The Delines – Mr. Luck & Ms. Doom

Comme les précédents, le somptueux nouvel album des Delines nous raconte des histoires de laissés-pour-compte de l’Amérique sur une country soul élégante, d’un classicisme vibrant.

N’y allons pas par quatre chemins : The Delines est l’un des meilleurs groupes américains en activité.
Pas le plus connu, certes, mais jouissant d’une belle cote auprès de la critique un peu sérieuse depuis ses débuts, et suivi par un petit public plutôt amateur d’americana, notamment en Europe. Son quatrième album (ou sixième en comptant ceux publiés en édition limitée), “Mr. Luck & Ms. Doom”, qui sort ce 14 février – curieux titre pour une Saint-Valentin ! –, ne pourra a priori que conforter cette excellente réputation.

Formé en 2012, le quintette de Portland (Oregon) est emmené par la chanteuse Amy Boone et le guitariste Willy Vlautin, ex-leader de Richmond Fontaine – groupe phare de l’alternative country, actif de 1994 à 2016 – et par ailleurs romancier reconnu, qui décrivent leur musique comme de la country soul. Portées par de magnifiques arrangements de piano, cuivres et cordes, superbement produites par leur collaborateur régulier John Morgan Askew, leurs chansons au son lustré rappellent en effet les grandes heures de Charlie Rich, Al Green, Jimmy Webb, Candi Staton, Tony Joe White ou Bobbie Gentry dans les années 60-70 (on peut aller jusqu’au début de la décennie suivante avec Rickie Lee Jones, à qui on pense également parfois). Mais elles racontent aussi l’Amérique d’aujourd’hui à travers les textes de Vautlin, héritier de John Steinbeck et de Raymond Carver – ou de Bruce Springsteen, qu’on sait capable de faire jeu égal avec les meilleurs nouvellistes et romanciers.

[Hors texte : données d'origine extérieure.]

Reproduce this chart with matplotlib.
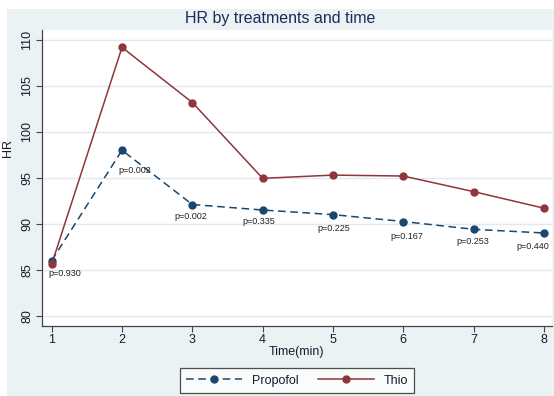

Si ce nouvel album se veut un peu plus lumineux que les précédents (après un concert, la chanteuse aurait demandé à son guitariste de lui écrire au moins quelques chansons moins tragiques que d’habitude…), on y retrouvera des situations et des personnages typiques de l’œuvre déjà importante des Delines. Des histoires de couples à la dérive, d’hommes et (surtout) de femmes toujours sur le départ, entre deux motels, vers une nouvelle ville où la chance leur sourira peut-être enfin. Souvent junkies et/ou dealers, parfois avec des doigts en moins… Même quand les paroles sont à la troisième personne, on suppose que dans ces Lorraine, Nancy ou Maureen qui donnent leur prénom aux titres des chansons, Amy Boone met beaucoup d’elle. Leur fatigue de vivre et leurs fragiles espoirs s’expriment à travers sa voix, d’autant plus émouvante qu’elle se tient toujours à bonne distance du pathos. Musicalement, l’album alterne intelligemment entre des titres plutôt uptempo, souvent épicés de trompette (qui peuvent évoquer les Ecossais de Camera Obscura) et d’autres plus lents et dépouillés, voire quasiment funèbres comme “There’s Nothing Down the Highway” avec son piano en sourdine, ses échos lointains d’une guitare et sa batterie jouée aux balais.

Les textes très narratifs, au style concret et visuel, convoquent tout un imaginaire de cinéma, notamment des films dont l’héroïne est confrontée aux vicissitudes du quotidien, de “Wanda” à “Alice n’est plus ici” en passant par “Gas Food Lodging”. A propos du somptueux “The Haunting Thoughts”, digne des plus beaux moments des Tindersticks, Vautlin explique que la chanson « parle d’une femme qui ne peut se débarrasser de la peur que le monde dans lequel elle vit va s’effondrer. Elle voit tout ce désespoir autour d’elle dans les rues de Portland, et elle a peur que cela ne la rattrape aussi – qu’elle se retrouve à la rue. » On pourrait être tenté de faire de ce récit une lecture plus politique, à l’heure où toutes les valeurs de l’Amérique semblent elles aussi s’effondrer, sapées par une bande de bouffons hors de contrôle, suscitant l’effroi et l’incrédulité. En se disant que tant qu’il y aura des groupes comme The Delines, ce pays restera malgré tout capable du meilleur.